According to an S&P report on debt issues planned by Sub-Saharan African countries this year, Mozambique will not return to the international financial markets in 2018 “due to the recent financial default” on repayment of the foreign currency ‘Eurobond’ in 2016 and loans from public companies.
“We do not anticipate that Mozambique will issue debt in the international markets in 2018, we believe that the country will first try to negotiate a programme with the International Monetary Fund,” write S&P analysts.
In total, the S&P report on the public debt of the 17 countries rated by the rating agency in sub-Saharan Africa shows that these countries will be indebted by a further 57 billion dollars this year.
This represents an increase of 7.4 percent compared to the 53 billion debt issued last year and proves that the commodity price crisis, which began in 2014, continues to affect resource-dependent economies’ efforts to balance budgets.
“This rise reflects the increase in issues planned by the major historical issuers South Africa and Angola,” the document reads, which points out that, in the case of the Lusophone country, indebtedness “is partly due to the large depreciation foreseen for 2018 “, while in South Africa the rise is explained by the “weak budgetary trajectory”.
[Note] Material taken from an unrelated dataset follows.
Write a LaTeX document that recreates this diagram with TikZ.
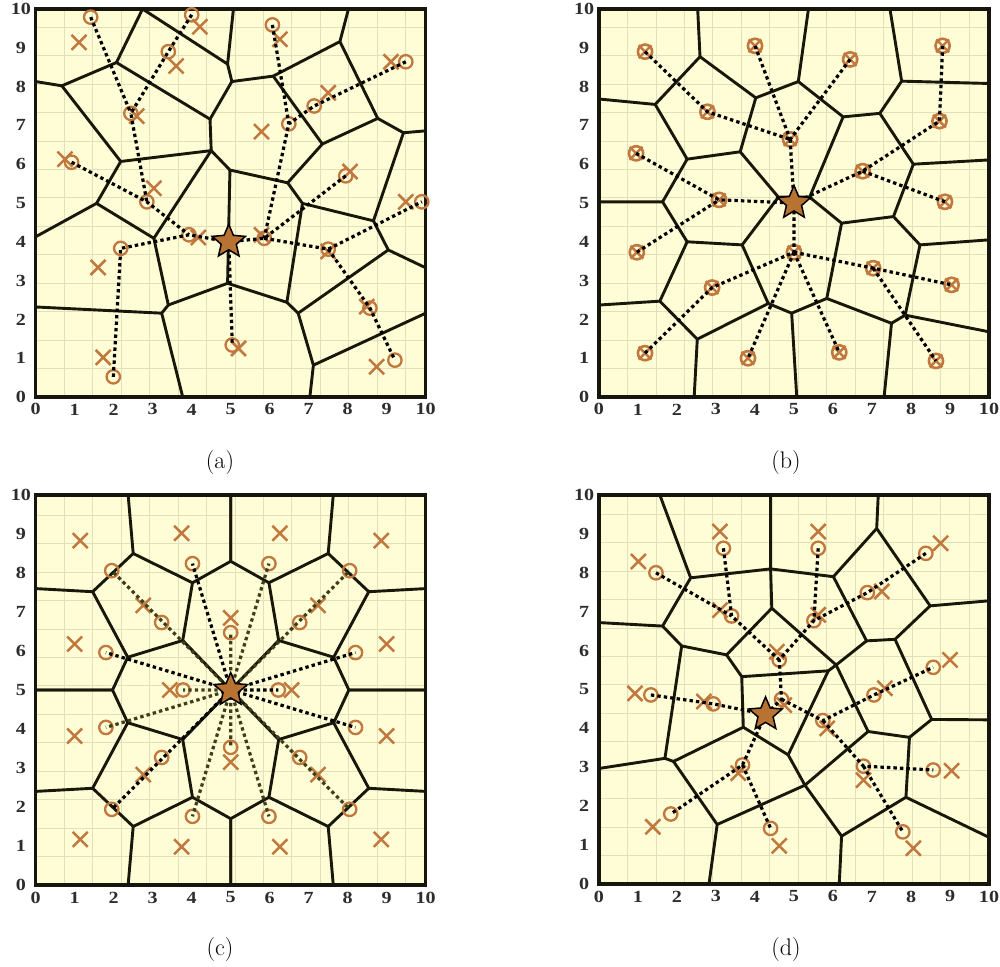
\documentclass[tikz,border=0pt]{standalone}
\usepackage{fontspec}
\newfontfamily\tickfont{Liberation Serif}
\usetikzlibrary{shapes.geometric}
\definecolor{bgcol}{RGB}{255,253,214}
\definecolor{gridcol}{RGB}{224,224,188}
\definecolor{edgecol}{RGB}{24,24,10}
\definecolor{framecol}{RGB}{22,22,14}
\definecolor{markcol}{RGB}{192,120,62}
\definecolor{starcol}{RGB}{184,114,50}
\definecolor{olivecol}{RGB}{62,62,24}
\definecolor{tickcol}{RGB}{45,45,45}
\tikzset{
  vedge/.style={line width=2.9pt, draw=edgecol, line cap=round, line join=round},
  panelframe/.style={line width=3.4pt, draw=framecol},
  conn/.style={line width=3.2pt, dash pattern=on 3.4pt off 3.1pt, draw=black},
  connol/.style={conn, draw=olivecol},
  ticklab/.style={font=\tickfont\bfseries\fontsize{17}{17}\selectfont, text=tickcol, inner sep=0pt, xscale=1.18},
  caplab/.style={font=\fontsize{24}{28}\selectfont, inner sep=0pt},
  starnode/.style={star, star points=5, star point ratio=2.2, minimum size=35pt, inner sep=0pt, fill=starcol, draw=black, line width=1.5pt},
  circmk/.pic={\draw[markcol, line width=2.3pt] (0,0) circle[radius=6.7pt];},
  crossmk/.pic={\draw[markcol, line width=2.5pt] (-7.5pt,-7.5pt)--(7.5pt,7.5pt) (-7.5pt,7.5pt)--(7.5pt,-7.5pt);},
  otmk/.pic={\draw[markcol, line width=2.6pt] (0,0) circle[radius=7.1pt];
             \draw[markcol, line width=2.4pt] (-6.4pt,-6.4pt)--(6.4pt,6.4pt) (-6.4pt,6.4pt)--(6.4pt,-6.4pt);}
}
\newcommand{\mypanelbg}{%
  \fill[bgcol] (0,0) rectangle (10,10);
  \draw[gridcol, line width=0.7pt] (0,0) grid (10,10);
}
\newcommand{\mypanelframe}{%
  \draw[panelframe] (0,0) rectangle (10,10);
  \foreach \v in {0,...,10} {
    \node[ticklab] at (-0.38,\v) {\v};
    \node[ticklab] at (\v,-0.32) {\v};
  }
}
\newcommand{\cquad}{%
  \draw[vedge] (2.37,10)--(2.5,8.5)--(1.46,7.52)--(0,7.6);
  \draw[vedge] (2.5,8.5)--(4.02,7.75)--(5,8.3)--(5,10);
  \draw[vedge] (4.02,7.75)--(3.77,6.27)--(5,5);
  \draw[vedge] (1.46,7.52)--(2.36,5.84)--(3.77,6.27);
  \draw[vedge] (2.36,5.84)--(1.97,5.0)--(0,5);
}
\begin{document}
\begin{tikzpicture}[x=1pt,y=1pt]
\useasboundingbox (0,0) rectangle (1000,966);
\fill[white] (0,0) rectangle (1000,966);

% ================= panel (a)
\begin{scope}[shift={(35.7,569)}, x=39pt, y=38.8pt]
  \mypanelbg
  \draw[vedge] (2.74,10)--(2.07,8.62)--(0.67,8.02)--(0,8.13);
  \draw[vedge] (0.67,8.02)--(2.18,6.07)--(1.56,4.99)--(0,4.13);
  \draw[vedge] (2.07,8.62)--(4.47,7.16)--(4.5,6.35)--(2.18,6.07);
  \draw[vedge] (2.74,10)--(4.92,8.58)--(5.07,10);
  \draw[vedge] (4.92,8.58)--(5.03,8.13)--(4.47,7.16);
  \draw[vedge] (5.03,8.13)--(6.09,8.27)--(7.8,9.16)--(8.02,10);
  \draw[vedge] (6.09,8.27)--(7.35,6.52)--(8.77,7.18)--(7.8,9.16);
  \draw[vedge] (8.77,7.18)--(9.43,6.81)--(10,6.86);
  \draw[vedge] (7.35,6.52)--(6.46,5.52)--(4.98,5.85)--(4.5,6.35);
  \draw[vedge] (4.5,6.35)--(3.03,4.09)--(1.56,4.99);
  \draw[vedge] (3.03,4.09)--(3.4,2.37)--(3.23,2.16)--(0,2.32);
  \draw[vedge] (3.23,2.16)--(3.77,0);
  \draw[vedge] (3.4,2.37)--(4.92,2.93)--(4.98,5.85);
  \draw[vedge] (4.92,2.93)--(6.44,2.44)--(6.84,4.99)--(6.46,5.52);
  \draw[vedge] (6.84,4.99)--(8.66,4.54)--(9.43,6.81);
  \draw[vedge] (8.66,4.54)--(9.04,3.79)--(10,3.33);
  \draw[vedge] (9.04,3.79)--(6.73,2.16)--(6.44,2.44);
  \draw[vedge] (6.73,2.16)--(7.12,0.82)--(7.03,0);
  \draw[vedge] (7.12,0.82)--(10,2.16);
  \mypanelframe
  \foreach \xx/\yy in {1.11/9.14, 4.21/9.54, 3.6/8.53, 2.59/7.24, 0.75/6.13, 3.03/5.38, 1.6/3.34, 4.17/4.11, 1.73/1.02, 6.26/9.22, 9.11/8.64, 7.5/7.84, 5.79/6.84, 8.06/5.81, 9.49/5.03, 5.79/4.18, 7.5/3.75, 8.49/2.33, 8.74/0.78, 5.2/1.25}
    \pic at (\xx,\yy) {crossmk};
  \foreach \n/\xx/\yy in {a1/1.41/9.79, a2/4.0/9.85, a3/3.4/8.9, a4/2.44/7.31, a5/0.92/6.05, a6/2.85/5.03, a7/2.18/3.83, a8/3.93/4.18, a9/1.99/0.52, a10/6.07/9.59, a11/9.49/8.64, a12/7.14/7.5, a13/6.49/7.04, a14/7.95/5.70, a15/9.9/5.03, a16/5.86/4.09, a17/7.5/3.81, a18/8.57/2.29, a19/9.21/0.95, a20/5.04/1.34}
    {\coordinate (\n) at (\xx,\yy); \pic at (\n) {circmk};}
  \coordinate (astar) at (4.95,4.0);
  \draw[conn] (a1)--(a4) (a2)--(a3)--(a4)--(a6) (a5)--(a6)--(a8) (a9)--(a7)--(a8)--(astar);
  \draw[conn] (a10)--(a13) (a11)--(a12)--(a13)--(a16) (a14)--(a16)--(astar);
  \draw[conn] (a16)--(a17)--(a15) (a17)--(a18)--(a19) (astar)--(a20);
  \node[starnode] (astarn) at (astar) {};
\end{scope}
\node[caplab] (capa) at (220,503) {(a)};

% ================= panel (b)
\begin{scope}[shift={(599,569)}, x=39pt, y=38.8pt]
  \mypanelbg
  \draw[vedge] (2.53,10)--(2.59,8.77)--(1.44,7.54)--(0,7.68);
  \draw[vedge] (1.44,7.54)--(2.26,6.13)--(3.62,6.32)--(4.02,7.71)--(2.59,8.77);
  \draw[vedge] (4.02,7.71)--(5.11,8.13)--(5.37,10);
  \draw[vedge] (5.11,8.13)--(6.26,7.22)--(7.2,7.31)--(7.76,8.14)--(7.46,10);
  \draw[vedge] (7.76,8.14)--(10,8.08);
  \draw[vedge] (7.2,7.31)--(8.06,6.0)--(10,6.11);
  \draw[vedge] (8.06,6.0)--(7.55,4.65)--(6.22,4.48)--(5.4,5.15)--(6.26,7.22);
  \draw[vedge] (5.4,5.15)--(4.6,5.15)--(3.62,6.32);
  \draw[vedge] (4.6,5.15)--(3.67,3.92)--(2.26,4.0)--(1.63,5.03)--(0,5.03);
  \draw[vedge] (1.63,5.03)--(2.26,6.13);
  \draw[vedge] (2.26,4.0)--(1.56,2.47)--(0,2.37);
  \draw[vedge] (1.56,2.47)--(2.52,1.49)--(2.44,0);
  \draw[vedge] (2.52,1.49)--(4.34,2.41)--(3.67,3.92);
  \draw[vedge] (4.34,2.41)--(4.94,2.16)--(5.07,0);
  \draw[vedge] (4.94,2.16)--(5.84,2.54)--(6.22,4.48);
  \draw[vedge] (5.84,2.54)--(7.5,1.9)--(7.31,0);
  \draw[vedge] (7.5,1.9)--(7.85,2.11)--(10,1.68);
  \draw[vedge] (7.85,2.11)--(8.23,3.92)--(10,4.05);
  \draw[vedge] (8.23,3.92)--(7.55,4.65);
  \mypanelframe
  \foreach \n/\xx/\yy in {b1/1.18/8.9, b2/2.78/7.35, b3/0.95/6.28, b4/3.08/5.08, b5/4.0/9.05, b6/6.44/8.7, b7/8.81/9.05, b8/4.9/6.64, b9/8.73/7.11, b10/6.76/5.82, b11/8.87/5.03, b12/0.97/3.73, b13/2.9/2.82, b14/1.18/1.13, b15/3.82/1.0, b16/5.0/3.73, b17/7.03/3.32, b18/9.04/2.89, b19/6.16/1.15, b20/8.64/0.93}
    {\coordinate (\n) at (\xx,\yy); \pic at (\n) {otmk};}
  \coordinate (bstar) at (5.0,5.0);
  \draw[conn] (b1)--(b2)--(b8) (b5)--(b8) (b6)--(b8) (b8)--(bstar);
  \draw[conn] (b3)--(b4)--(bstar) (b12)--(b4);
  \draw[conn] (b7)--(b9)--(b10)--(bstar) (b10)--(b11);
  \draw[conn] (b14)--(b13)--(b16)--(bstar) (b16)--(b17)--(b18) (b17)--(b20) (b16)--(b19) (b16)--(b15);
  \node[starnode] (bstarn) at (bstar) {};
\end{scope}
\node[caplab] (capb) at (786,503) {(b)};

% ================= panel (c)
\begin{scope}[shift={(35.7,81)}, x=39pt, y=39pt]
  \mypanelbg
  \cquad
  \begin{scope}[shift={(10,0)}, xscale=-1]\cquad\end{scope}
  \begin{scope}[shift={(0,10)}, yscale=-1]\cquad\end{scope}
  \begin{scope}[shift={(10,10)}, xscale=-1, yscale=-1]\cquad\end{scope}
  \mypanelframe
  \foreach \xx/\yy in {1.14/8.83, 3.74/9.02, 2.76/7.17, 1.0/6.18, 8.86/8.83, 6.26/9.02, 7.24/7.17, 9.0/6.18, 1.14/1.17, 3.74/0.98, 2.76/2.83, 1.0/3.82, 8.86/1.17, 6.26/0.98, 7.24/2.83, 9.0/3.82, 5/6.85, 3.44/5, 5/3.15, 6.56/5}
    \pic at (\xx,\yy) {crossmk};
  \foreach \n/\xx/\yy in {c1/1.95/8.06, c2/3.23/6.73, c3/4.02/8.24, c4/1.8/5.96, c5/8.05/8.06, c6/6.77/6.73, c7/5.98/8.24, c8/8.2/5.96, c9/1.95/1.94, c10/3.23/3.27, c11/4.02/1.76, c12/1.8/4.04, c13/8.05/1.94, c14/6.77/3.27, c15/5.98/1.76, c16/8.2/4.04, c17/5/6.47, c18/3.78/5, c19/5/3.53, c20/6.22/5}
    {\coordinate (\n) at (\xx,\yy); \pic at (\n) {circmk};}
  \coordinate (cstar) at (5,5);
  \draw[connol] (cstar)--(c1) (cstar)--(c5) (cstar)--(c7) (cstar)--(c11) (cstar)--(c12) (cstar)--(c13) (cstar)--(c15) (cstar)--(c17) (cstar)--(c18) (cstar)--(c19);
  \draw[conn] (cstar)--(c3) (cstar)--(c4) (cstar)--(c8) (cstar)--(c9) (cstar)--(c16) (cstar)--(c20);
  \node[starnode] (cstarn) at (cstar) {};
\end{scope}
\node[caplab] (capc) at (220,16) {(c)};

% ================= panel (d)
\begin{scope}[shift={(599,82)}, x=39pt, y=38.9pt]
  \mypanelbg
  \draw[vedge] (1.56,10)--(2.35,7.87)--(4.4,8.1)--(4.4,10);
  \draw[vedge] (4.4,8.1)--(6.01,7.9)--(7.12,9.14)--(7.16,10);
  \draw[vedge] (7.12,9.14)--(8.49,7.15)--(10,7.28);
  \draw[vedge] (6.01,7.9)--(6.86,6.25)--(7.59,6.29)--(8.49,7.15);
  \draw[vedge] (7.59,6.29)--(8.53,4.23)--(10,4.22);
  \draw[vedge] (8.53,4.23)--(7.96,3.77)--(7.87,2.23)--(10,1.2);
  \draw[vedge] (7.87,2.23)--(6.22,1.23)--(6.16,0);
  \draw[vedge] (6.22,1.23)--(5.28,2.54)--(6.9,3.92)--(7.96,3.77);
  \draw[vedge] (6.9,3.92)--(6.08,5.63)--(6.86,6.25);
  \draw[vedge] (6.08,5.63)--(5.88,5.48)--(4.85,3.32)--(5.28,2.54);
  \draw[vedge] (5.88,5.48)--(3.66,5.33)--(3.27,5.89)--(4.43,7.09)--(4.4,8.1);
  \draw[vedge] (4.43,7.09)--(6.08,5.63);
  \draw[vedge] (3.27,5.89)--(2.12,6.12)--(1.63,6.63)--(0,6.72);
  \draw[vedge] (1.63,6.63)--(2.35,7.87);
  \draw[vedge] (2.12,6.12)--(1.69,3.23)--(0,2.97);
  \draw[vedge] (1.69,3.23)--(1.91,3.15)--(3.7,4.03)--(3.66,5.33);
  \draw[vedge] (1.91,3.15)--(3.03,1.53)--(2.82,0);
  \draw[vedge] (3.03,1.53)--(5.28,2.54);
  \draw[vedge] (3.7,4.03)--(4.85,3.32);
  \mypanelframe
  \foreach \xx/\yy in {1.01/8.29, 3.1/9.06, 3.1/7.04, 0.92/4.9, 2.69/4.69, 3.57/2.85, 1.38/1.47, 5.62/9.06, 8.76/8.76, 7.25/7.52, 5.62/6.92, 4.56/5.97, 9.0/5.76, 7.33/5.03, 4.75/4.6, 5.85/4.0, 6.78/2.67, 9.04/2.91, 4.62/0.98, 8.06/0.92}
    \pic at (\xx,\yy) {crossmk};
  \foreach \n/\xx/\yy in {d1/1.46/8.0, d2/3.19/8.63, d3/3.4/6.89, d4/1.33/4.86, d5/2.93/4.63, d6/3.68/3.06, d7/1.84/1.8, d8/5.62/8.63, d9/8.38/8.5, d10/6.88/7.49, d11/5.51/6.77, d12/4.62/5.76, d13/8.57/5.57, d14/7.05/4.86, d15/4.68/4.75, d16/5.74/4.2, d17/6.78/3.03, d18/8.57/2.93, d19/4.4/1.43, d20/7.79/1.34}
    {\coordinate (\n) at (\xx,\yy); \pic at (\n) {circmk};}
  \coordinate (dstar) at (4.27,4.36);
  \draw[conn] (d1)--(d3) (d2)--(d3)--(d12) (d8)--(d11) (d9)--(d10)--(d11)--(d12)--(d15)--(dstar);
  \draw[conn] (d4)--(d5)--(dstar) (d15)--(d16)--(d14)--(d13) (d16)--(d17)--(d18) (d17)--(d20);
  \draw[conn] (dstar)--(d6)--(d7) (d6)--(d19);
  \node[starnode] (dstarn) at (dstar) {};
\end{scope}
\node[caplab] (capd) at (786,16) {(d)};
\end{tikzpicture}
\end{document}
For the rest of the countries, the financing needs will remain relatively stable, reflecting a balance between the slightly more favourable environment in the commodities market and the tightening of the financing conditions resulting from the normalisation of the US monetary policy.
S&P expects total African commercial debt stock to reach US$392 billion by the end of this year, and total debt (including at concessionary rates) to reach US$514 billion of dollars.
The S&P report is in line with concerns repeatedly expressed by IMF Director-General Christine Lagarde, who said in a recent interview that 2018 may be the year the debt problem in Africa comes to a head.
In an interview with the electronic magazine Quartz, Lagarde, when questioned about the danger of the debt problem exploding in 2018, replied: “It may very well be.”
“What can trigger these serious developments are, in fact, the improvements in the advanced economies, namely the appreciation of some currencies, and the tightening of the monetary policy in the United States and perhaps in the Eurozone, which may contribute to increase the burden of debt in certain countries.”